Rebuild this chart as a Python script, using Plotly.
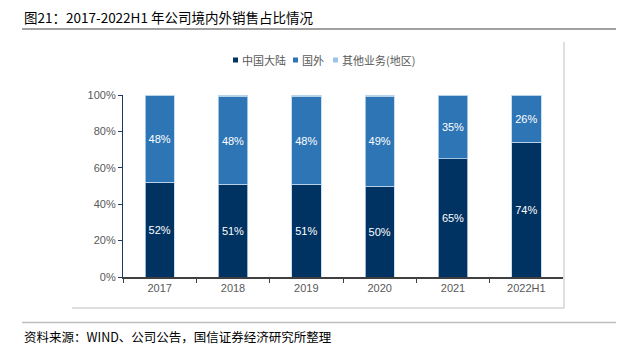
import plotly.graph_objects as go

W, H = 622, 351
categories = ["2017", "2018", "2019", "2020", "2021", "2022H1"]
mainland = [52, 51, 51, 50, 65, 74]
overseas = [48, 48, 48, 49, 35, 26]
other = [0.5, 1, 1, 1, 0.2, 0.2]
names = ["中国大陆", "国外", "其他业务(地区)"]
colors = ["#003262", "#2E75B6", "#9DC3E6"]
title = "图21：2017-2022H1 年公司境内外销售占比情况"
source = "资料来源：WIND、公司公告，国信证券经济研究所整理"

fig = go.Figure()
series = [mainland, overseas, other]
for i, (vals, nm, c) in enumerate(zip(series, names, colors)):
    show_text = i < 2
    fig.add_trace(go.Bar(
        x=categories, y=vals, name=nm,
        marker=dict(color=c, line=dict(color="#BDD7EE", width=0.8)),
        text=[f"{v:.0f}%" for v in vals] if show_text else None,
        textposition="inside" if show_text else "none",
        insidetextanchor="middle",
        textfont=dict(color="white", size=11, family="Liberation Sans"),
        hoverinfo="skip",
        showlegend=False,
    ))

x0, x1 = 123 / W, 563 / W
y0, y1 = 1 - 277 / H, 1 - 95 / H

fig.update_layout(
    width=W, height=H,
    margin=dict(l=0, r=0, t=0, b=0, autoexpand=False),
    barmode="stack",
    bargap=0.6,
    plot_bgcolor="white", paper_bgcolor="white",
    font=dict(family="Liberation Sans", size=11, color="#595959"),
    showlegend=False,
    uniformtext=dict(mode="show", minsize=8),
    xaxis=dict(domain=[x0, x1], type="category", showline=True, linecolor="#404040", linewidth=1.5,
               ticks="outside", tickson="boundaries", ticklen=4, tickcolor="#404040",
               showgrid=False, tickfont=dict(size=11, color="#595959")),
    yaxis=dict(domain=[y0, y1], range=[0, 100], dtick=20, ticksuffix="%",
               showline=True, linecolor="#1F3864", linewidth=1.2,
               ticks="outside", ticklen=4, tickcolor="#1F3864",
               showgrid=False, zeroline=False, tickfont=dict(size=11, color="#595959")),
)

shapes = [
    dict(type="line", xref="paper", yref="paper", x0=22 / W, x1=616 / W, y0=1 - 29 / H, y1=1 - 29 / H,
         line=dict(color="#808080", width=1.5)),
    dict(type="line", xref="paper", yref="paper", x0=22 / W, x1=616 / W, y0=1 - 322.5 / H, y1=1 - 322.5 / H,
         line=dict(color="#BFBFBF", width=1.5)),
    dict(type="line", xref="paper", yref="paper", x0=564 / W, x1=564 / W, y0=1 - 42 / H, y1=1 - 308 / H,
         line=dict(color="#BFBFBF", width=1)),
    dict(type="line", xref="paper", yref="paper", x0=72 / W, x1=564 / W, y0=1 - 308 / H, y1=1 - 308 / H,
         line=dict(color="#BFBFBF", width=1)),
]

# manual compact legend
legend_x = [233, 293, 333]
ly = 60
for lx, nm, c in zip(legend_x, names, colors):
    shapes.append(dict(type="rect", xref="paper", yref="paper",
                       x0=lx / W, x1=(lx + 5) / W, y0=1 - (ly + 2.5) / H, y1=1 - (ly - 2.5) / H,
                       fillcolor=c, line=dict(width=0)))
    fig.add_annotation(text=nm, xref="paper", yref="paper", x=(lx + 7) / W, y=1 - ly / H,
                       xanchor="left", yanchor="middle", showarrow=False,
                       font=dict(family="Noto Sans CJK SC", size=11, color="#595959"))
fig.update_layout(shapes=shapes)

fig.add_annotation(text=title, xref="paper", yref="paper", x=22 / W, y=1 - 17 / H,
                   xanchor="left", yanchor="middle", showarrow=False,
                   font=dict(family="Noto Sans CJK SC", size=13.5, color="#000000"))
fig.add_annotation(text=source, xref="paper", yref="paper", x=22 / W, y=1 - 336 / H,
                   xanchor="left", yanchor="middle", showarrow=False,
                   font=dict(family="Noto Sans CJK SC", size=12.5, color="#000000"))

fig.write_html("out.html")
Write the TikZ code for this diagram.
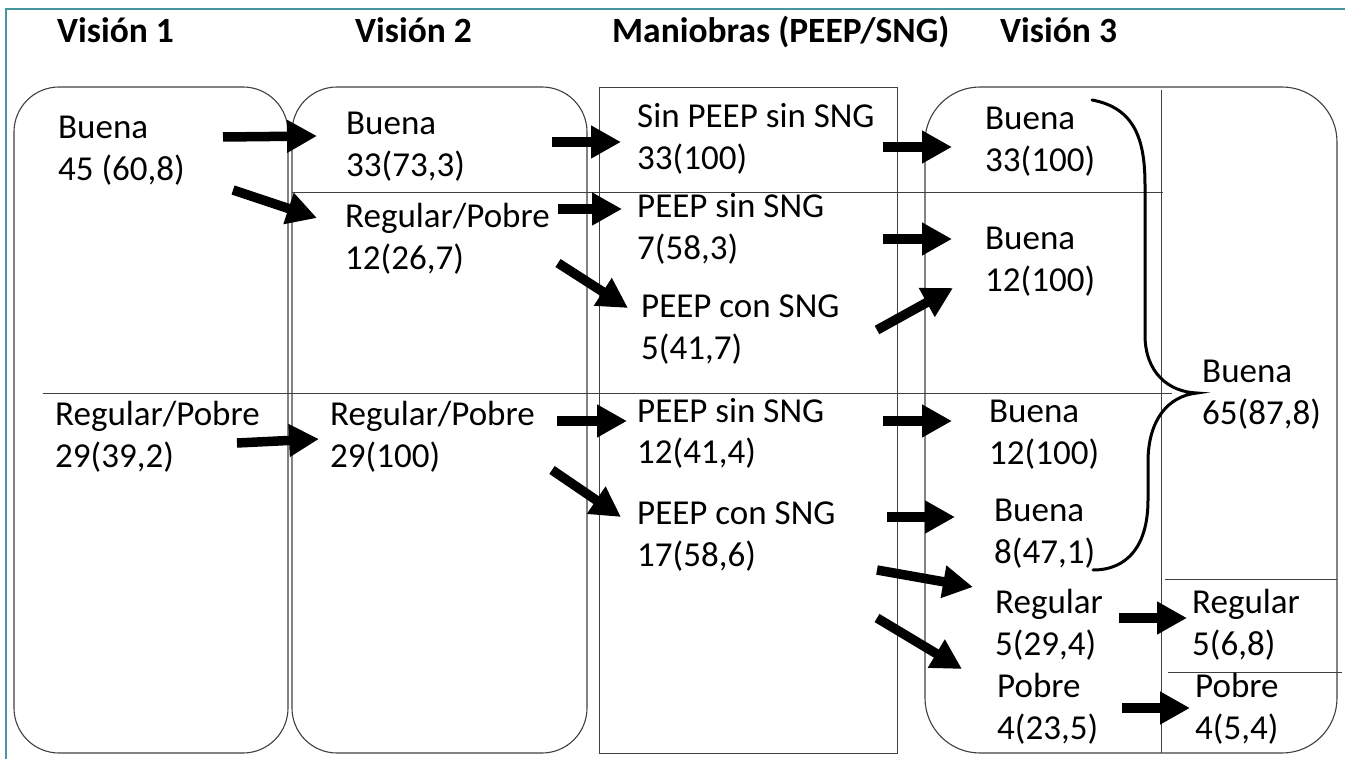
┄┄┄┄┄┄┄┄┄┄┄┄┄┄┄┄┄┄┄┄
Extract all the entries word for word; omit any pictures.

Problem solution:
Rebuild this chart as a Python script, using Plotly.
import plotly.graph_objects as go

W, H = 622, 351
categories = ["2017", "2018", "2019", "2020", "2021", "2022H1"]
mainland = [52, 51, 51, 50, 65, 74]
overseas = [48, 48, 48, 49, 35, 26]
other = [0.5, 1, 1, 1, 0.2, 0.2]
names = ["中国大陆", "国外", "其他业务(地区)"]
colors = ["#003262", "#2E75B6", "#9DC3E6"]
title = "图21：2017-2022H1 年公司境内外销售占比情况"
source = "资料来源：WIND、公司公告，国信证券经济研究所整理"

fig = go.Figure()
series = [mainland, overseas, other]
for i, (vals, nm, c) in enumerate(zip(series, names, colors)):
    show_text = i < 2
    fig.add_trace(go.Bar(
        x=categories, y=vals, name=nm,
        marker=dict(color=c, line=dict(color="#BDD7EE", width=0.8)),
        text=[f"{v:.0f}%" for v in vals] if show_text else None,
        textposition="inside" if show_text else "none",
        insidetextanchor="middle",
        textfont=dict(color="white", size=11, family="Liberation Sans"),
        hoverinfo="skip",
        showlegend=False,
    ))

x0, x1 = 123 / W, 563 / W
y0, y1 = 1 - 277 / H, 1 - 95 / H

fig.update_layout(
    width=W, height=H,
    margin=dict(l=0, r=0, t=0, b=0, autoexpand=False),
    barmode="stack",
    bargap=0.6,
    plot_bgcolor="white", paper_bgcolor="white",
    font=dict(family="Liberation Sans", size=11, color="#595959"),
    showlegend=False,
    uniformtext=dict(mode="show", minsize=8),
    xaxis=dict(domain=[x0, x1], type="category", showline=True, linecolor="#404040", linewidth=1.5,
               ticks="outside", tickson="boundaries", ticklen=4, tickcolor="#404040",
               showgrid=False, tickfont=dict(size=11, color="#595959")),
    yaxis=dict(domain=[y0, y1], range=[0, 100], dtick=20, ticksuffix="%",
               showline=True, linecolor="#1F3864", linewidth=1.2,
               ticks="outside", ticklen=4, tickcolor="#1F3864",
               showgrid=False, zeroline=False, tickfont=dict(size=11, color="#595959")),
)

shapes = [
    dict(type="line", xref="paper", yref="paper", x0=22 / W, x1=616 / W, y0=1 - 29 / H, y1=1 - 29 / H,
         line=dict(color="#808080", width=1.5)),
    dict(type="line", xref="paper", yref="paper", x0=22 / W, x1=616 / W, y0=1 - 322.5 / H, y1=1 - 322.5 / H,
         line=dict(color="#BFBFBF", width=1.5)),
    dict(type="line", xref="paper", yref="paper", x0=564 / W, x1=564 / W, y0=1 - 42 / H, y1=1 - 308 / H,
         line=dict(color="#BFBFBF", width=1)),
    dict(type="line", xref="paper", yref="paper", x0=72 / W, x1=564 / W, y0=1 - 308 / H, y1=1 - 308 / H,
         line=dict(color="#BFBFBF", width=1)),
]

# manual compact legend
legend_x = [233, 293, 333]
ly = 60
for lx, nm, c in zip(legend_x, names, colors):
    shapes.append(dict(type="rect", xref="paper", yref="paper",
                       x0=lx / W, x1=(lx + 5) / W, y0=1 - (ly + 2.5) / H, y1=1 - (ly - 2.5) / H,
                       fillcolor=c, line=dict(width=0)))
    fig.add_annotation(text=nm, xref="paper", yref="paper", x=(lx + 7) / W, y=1 - ly / H,
                       xanchor="left", yanchor="middle", showarrow=False,
                       font=dict(family="Noto Sans CJK SC", size=11, color="#595959"))
fig.update_layout(shapes=shapes)

fig.add_annotation(text=title, xref="paper", yref="paper", x=22 / W, y=1 - 17 / H,
                   xanchor="left", yanchor="middle", showarrow=False,
                   font=dict(family="Noto Sans CJK SC", size=13.5, color="#000000"))
fig.add_annotation(text=source, xref="paper", yref="paper", x=22 / W, y=1 - 336 / H,
                   xanchor="left", yanchor="middle", showarrow=False,
                   font=dict(family="Noto Sans CJK SC", size=12.5, color="#000000"))

fig.write_html("out.html")
Write the TikZ code for this diagram.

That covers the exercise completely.